From the most active contract by contract value, SBI’s August 2011 futures closed at a discount of 5.00 point at 2201.00 compared with spot closing of 2206.00. The number of contracts traded was 42,455.

DLF August 2011 futures were at a discount of 4.60 point at 182.50 compared with spot closing of 187.10. The number of contracts traded was 25,246.

ICICI Bank August 2011 futures were at a discount of 0.10 point at 939.90 compared with spot closing of 940.00. The number of contracts traded was 16,656.

Tata Steel August 2011 futures were at a discount of 2.00 point at 467.90 compared with spot closing of 469.90. The number of contracts traded was 15,173.

Bharti Airtel August 2011 futures were at a discount of 2.25 point at 394.75 compared with spot closing of 397.00. The number of contracts traded was 8,572.

Among Nifty calls, 5100 SP from the August month expiry was the most active call with an addition of 0.70 million or 18.28%.

Among Nifty puts, 5100 SP from the August month expiry was the most active put with an addition of 0.41 million or 8.47%.

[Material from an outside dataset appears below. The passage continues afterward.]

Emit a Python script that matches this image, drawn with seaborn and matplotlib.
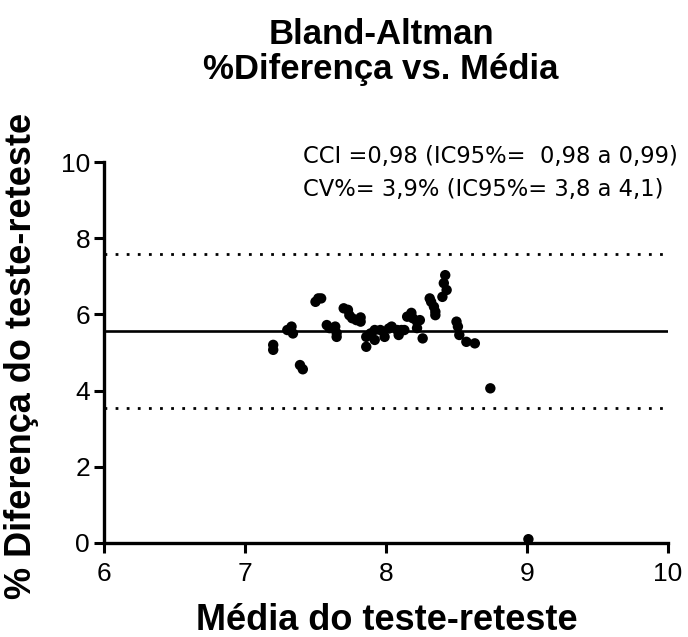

The maximum Call OI outstanding for Calls was at 5100 SP (4.56 mn) and that for Puts was at 5000 SP (5.28 mn).

The respective Support and Resistance levels are: Resistance 5106.86-- Pivot Point 5061.13 -- Support 4990.06.

The Nifty Put Call Ratio (PCR) OI wise stood at 0.96 for August -month contract.

The top five scrips with highest PCR on OI were Bombay Dyeing and Manufacturing Company 8.33,Bombay Rayon Fashions 8.00, Zee Entertainment Enterprise 4.40, MRF 4.00 and Max India 2.00

Among most active underlying, State Bank of India witnessed an addition of 6.26% of Open Interest (OI) in the August month futures contract followed by DLF and Reliance which witnessed an addition of 13.02% and 0.45% of Open Interest (OI) in the near month contract respectively. Meanwhile Tata Steel witnessed an addition of 4.59% of OI in the August month futures.